Question about Negative Binomial Distribution

probability

Customers come into a store. $30\%$ of them make a purchase.

a) Calculate the probability that the second purchase is made by the sixth customer.

Answer: As the last purchase is made by the sixth customer,
we have a binomial with n=5 times the probability of the last purchase.

The probability is $C(5,1) (0.3) \cdot 0.7^4 \cdot 0.3$ = 0.108045

b)Calculate the expected value of the sequence number of the customer who makes the second purchase.

I have several questions related to part b):

1) What is a sequence number?

2) The question is part of the probability manual written by Abraham Weishauss. Weishauss answer is to find the expected value and add 2. My question is why? Weishauss does not explain that.

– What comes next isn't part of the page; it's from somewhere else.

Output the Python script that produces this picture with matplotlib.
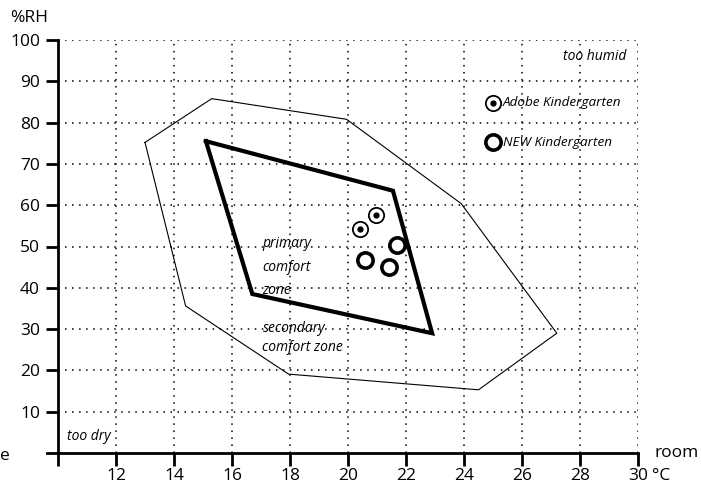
import matplotlib
matplotlib.use('Agg')
import matplotlib.pyplot as plt

plt.rcParams['font.family'] = ['Open Sans', 'DejaVu Sans']

# secondary comfort zone (thin outline)
outer_t = [13.0, 15.3, 19.95, 23.9, 27.2, 24.5, 17.95, 14.4, 13.0]
outer_rh = [75.2, 85.8, 80.8, 60.4, 29.0, 15.3, 19.1, 35.6, 75.2]

# primary comfort zone (thick outline)
inner_t = [15.1, 21.55, 22.9, 16.7, 15.1]
inner_rh = [75.5, 63.5, 29.0, 38.5, 75.5]

# measurements
adobe_t = [20.4, 20.95]
adobe_rh = [54.2, 57.6]
new_t = [21.7, 20.6, 21.4]
new_rh = [50.4, 46.7, 45.0]

xticks = [10, 12, 14, 16, 18, 20, 22, 24, 26, 28, 30]
xlabels = ['', '12', '14', '16', '18', '20', '22', '24', '26', '28', '30']
yticks = [10, 20, 30, 40, 50, 60, 70, 80, 90, 100]

fig = plt.figure(figsize=(7.01, 4.88), dpi=100)
ax = fig.add_axes([47 / 701, 35 / 488, 591 / 701, 413 / 488])
ax.set_xlim(9.62, 30)
ax.set_ylim(0, 100)

# dotted grid, drawn inside the axis frame only
dots = dict(color='black', lw=1.1, linestyle=(0, (1, 3.6)), zorder=1)
ax.vlines(xticks[1:], 0, 100, **dots)
ax.hlines(yticks, 10, 30, **dots)

ax.plot(outer_t, outer_rh, color='black', lw=0.8, zorder=2)
ax.plot(inner_t, inner_rh, color='black', lw=3, zorder=3, solid_joinstyle='miter')

ax.plot(new_t, new_rh, 'o', ms=11, mfc='white', mec='black', mew=2.6, zorder=4)
ax.plot(adobe_t, adobe_rh, 'o', ms=11, mfc='white', mec='black', mew=1.3, zorder=4)
ax.plot(adobe_t, adobe_rh, 'o', ms=3.5, color='black', zorder=5)

# legend
ax.plot([25.0], [84.8], 'o', ms=11, mfc='white', mec='black', mew=1.3, clip_on=False)
ax.plot([25.0], [84.8], 'o', ms=3.5, color='black', clip_on=False)
ax.plot([25.0], [75.3], 'o', ms=11, mfc='white', mec='black', mew=2.6, clip_on=False)
ax.text(25.35, 84.8, 'Adobe Kindergarten', style='italic', fontsize=9.7, va='center')
ax.text(25.35, 75.3, 'NEW Kindergarten', style='italic', fontsize=9.7, va='center')

ax.text(29.6, 95.9, 'too humid', style='italic', fontsize=10, ha='right', va='center')
ax.text(10.3, 3.9, 'too dry', style='italic', fontsize=10, ha='left', va='center')
ax.text(17.05, 45.0, 'primary\ncomfort\nzone', style='italic', fontsize=10,
        ha='left', va='center', linespacing=1.75)
ax.text(17.05, 27.8, 'secondary\ncomfort zone', style='italic', fontsize=10,
        ha='left', va='center', linespacing=1.35)

# axes frame
for s in ['top', 'right']:
    ax.spines[s].set_visible(False)
ax.spines['left'].set_position(('data', 10))
ax.spines['left'].set_bounds(0, 100)
ax.spines['left'].set_linewidth(2)
ax.spines['bottom'].set_linewidth(2)
ax.set_xticks(xticks)
ax.set_xticklabels(xlabels)
ax.set_yticks(yticks)
ax.tick_params(axis='both', width=2, length=9, labelsize=12.5, color='black')
ax.tick_params(axis='x', pad=2)
ax.tick_params(axis='y', pad=4)

fig.text(10 / 701, 1 - 18 / 488, '%RH', fontsize=12.5, ha='left', va='center')
fig.text(655 / 701, 1 - 453 / 488, 'room', fontsize=12.5, ha='left', va='center')
fig.text(652 / 701, 1 - 476 / 488, '°C', fontsize=12.5, ha='left', va='center')
fig.text(0, 1 - 456 / 488, 'e', fontsize=12.5, ha='left', va='center')

fig.savefig('out.png', dpi=100)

For the Negative Binomial Distribution, the expected value is $k\cdot(1-p)/p$.

For that reason the expected value is $2 \cdot (1-0.3)/0.3 = 14/3$

Adding 2 to that, Weishauss says that the answer is $20/3$

3) Weishauss explanation is "The negative binomial mean measures the number of customers between the second one and the one making the purchase. Therefore, we add 2 to the mean to get the sequence number of the customer making the purchase."

I do not understand this explanation. May you expand this answer?

I like to understand the ideas. I do not see the intuition behind this answer.

Best Answer

1) What is a sequence number?

The indexed count in the sequence.

2) The question is part of the probability manual written by Abraham Weishauss. Weishauss answer is to find the expected value and add 2. My question is why? Weishauss does not explain that.

For the Negative Binomial Distribution, the expected value is k*(1-p)/p.

Where $p$ is the success rate, and $k$ is the count for successes, then $k(1-p)/p$ is the expected count of failures before success $\#k$. It does not include the successes.

For that reason the expected value is 2*(1-0.3)/0.3 = 14/3

Adding 2 to that, Weishauss says that the answer is 20/3

So, adding the two successes gives us the count for trials until the second success.

3) Weishauss explanation is "The negative binomial mean measures the number of customers between the second one and the one making the purchase. Therefore, we add 2 to the mean to get the sequence number of the customer making the purchase."

I do not understand this explanation. May you expand this answer?


A Geometric distribution counting the failures before the first success has a mean of $(1-p)/p$.

So the expected count of failures before the first success, the first success, failures from then before the second success, and the second success is $2(1-p)/p+2$ or simply $2/p$.